Alone. A whole day to fill. Again. Despair weighs me down in the bed.
Get up. Come on. For fuck’s sake, Sophie. Move yourself. Bathroom first, the mirror still steamed up after Aidan’s shower. I shuffle like an old lady, using the towel rail to steady myself.
Then clothes. Old jeans, tank top, light cardigan: aeons away from the crisp business suits that still hang in my wardrobe.
Breakfast. Eggs and toast, the assembling and cooking of which can be broken down into hundreds of tiny movements. Even the way I eat has changed. Each bite slow and considered, chewed to death.
Time for my faithful laptop. Quick scan through my emails, mostly junk. A flick through Facebook, glimpses of other people’s full and pain-free lives. Now, the spreadsheet: at last, a flash of something other than despair.
I wish I had thought of tracking everything while I was in hospital, but in the first few months I trusted in the doctors and in my recovery; I assumed I would get better. Four times a day (morning, noon, afternoon and last thing at night), I input data, a rating on a scale of one to ten. One means I’m feeling good, strong. Ten means I’ve had to call the doctor or go to hospital. Complex formulas convert the raw data into averages and means, and spit out professional-looking graphs in bright primary colours. This morning is an overall eight. No, I’m being too negative. Seven point five. That’s fairer. Now, a more detailed rating for my chest, my back and my neck. There. That’s about right. Refresh.
The screen blanks for a second, and for a few moments I have that faint sense of anticipation. That today will be the day I’ll crack the pattern, the underlying logic, the day that I’ll pinpoint a slight but definitive long- term improvement in my mornings, or my nights, or my afternoons, or – a miracle – my whole day. That my chest is still stuffed but, look, there is statistical evidence that proves my back has been giving me a little less trouble.
The screen fills with the updated graphs and I lean closer to study them. It doesn’t matter how hard I stare, there is no pattern to be found, no improvement at all; categorically, no end in sight.
Use your superior mathematical ability to solve real problems. I can still remember the catchphrase from that brochure, the one I happened across at careers week at school. Solve real problems. Become an actuary. I’ve always liked solving things, ever since I was a little girl. There was a stage when I was obsessed with jigsaw puzzles, content for hours with my latest thousand-piece endeavour. Later on, I channelled those skills into black-belt sudoku, cryptic crosswords and accelerated maths. Standing in the school hall with the actuarial-studies brochure in my hand, I knew I had found the right career for me.
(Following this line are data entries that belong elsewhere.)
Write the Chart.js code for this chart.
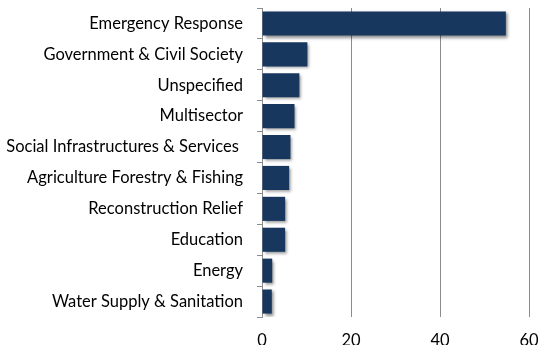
<!DOCTYPE html>
<html>
<head>
<meta charset="utf-8">
<script src="https://cdn.jsdelivr.net/npm/chart.js@4/dist/chart.umd.min.js"></script>
<style>
  html, body { margin: 0; padding: 0; background: #fff; overflow: hidden; }
  #wrap { width: 538px; height: 345px; overflow: hidden; }
</style>
</head>
<body>
<div id="wrap"><canvas id="myChart" width="538" height="362"></canvas></div>
<script>
const sectors = [
   'Emergency Response',
   'Government & Civil Society',
   'Unspecified',
   'Multisector',
   'Social Infrastructures & Services ',
   'Agriculture Forestry & Fishing',
   'Reconstruction Relief',
   'Education',
   'Energy',
   'Water Supply & Sanitation'
];
const shares = [54.8, 10.2, 8.4, 7.3, 6.4, 6.1, 5.2, 5.2, 2.3, 2.2];
const xTicks = [0, 20, 40, 60];

// ombre portée sous les barres
const barShadow = {
   id: 'barShadow',
   beforeDatasetsDraw(chart) {
      const ctx = chart.ctx;
      ctx.save();
      ctx.shadowColor = 'rgba(0,0,0,0.45)';
      ctx.shadowBlur = 3;
      ctx.shadowOffsetX = 2;
      ctx.shadowOffsetY = 2;
   },
   afterDatasetsDraw(chart) {
      chart.ctx.restore();
   }
};

const ctx = document.getElementById('myChart').getContext('2d');
new Chart(ctx, {
   type: 'bar',
   data: {
      labels: sectors,
      datasets: [{
         data: shares,
         backgroundColor: '#17375E',
         borderWidth: 0,
         barPercentage: 0.78,
         categoryPercentage: 1
      }]
   },
   plugins: [barShadow],
   options: {
      indexAxis: 'y',
      responsive: false,
      devicePixelRatio: 1,
      animation: false,
      layout: { padding: { top: 8, right: 9, left: 0, bottom: 0 } },
      plugins: { legend: { display: false }, tooltip: { enabled: false } },
      scales: {
         x: {
            min: 0,
            max: 60,
            afterBuildTicks: scale => { scale.ticks = xTicks.map(v => ({ value: v })); },
            afterFit: scale => {
               scale.height = 362 - 317;
               scale.paddingLeft = 0;
               scale.paddingRight = 0;
            },
            grid: { color: '#8c8c8c', lineWidth: 1, drawTicks: false },
            border: { display: false },
            ticks: {
               padding: 14,
               color: '#000',
               font: { family: 'Lato', size: 16.5 }
            }
         },
         y: {
            afterFit: scale => {
               scale.width = 262;
               scale.paddingTop = 0;
               scale.paddingBottom = 0;
            },
            grid: {
               offset: true,
               drawOnChartArea: false,
               drawTicks: true,
               tickLength: 5,
               color: '#8c8c8c'
            },
            border: { display: true, color: '#8c8c8c' },
            ticks: {
               padding: 14,
               color: '#000',
               font: { family: 'Lato', size: 16.5 }
            }
         }
      }
   }
});
</script>
</body>
</html>
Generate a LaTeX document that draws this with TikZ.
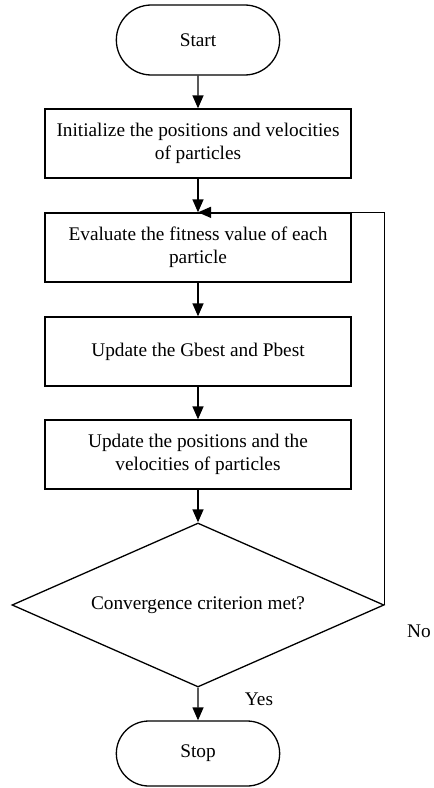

Now, you could say I have a ‘real problem’ of my own. A problem I didn’t see coming. A problem that is not my fault. A problem that impacts on me in every way imaginable. I have measured this problem, analysed it, written mathematical equations and thrown all my intelligence at it. And the fact that I am no closer to solving it is almost as debilitating as the pain itself.
Don’t, I tell myself. Don’t start feeling like this. It only brings on the pain. Don’t start feeling sorry for yourself. Don’t start feeling depressed at the thought of today, and tomorrow, and every other day that will start like this. Don’t start getting angry with Aidan for being the cause of all this.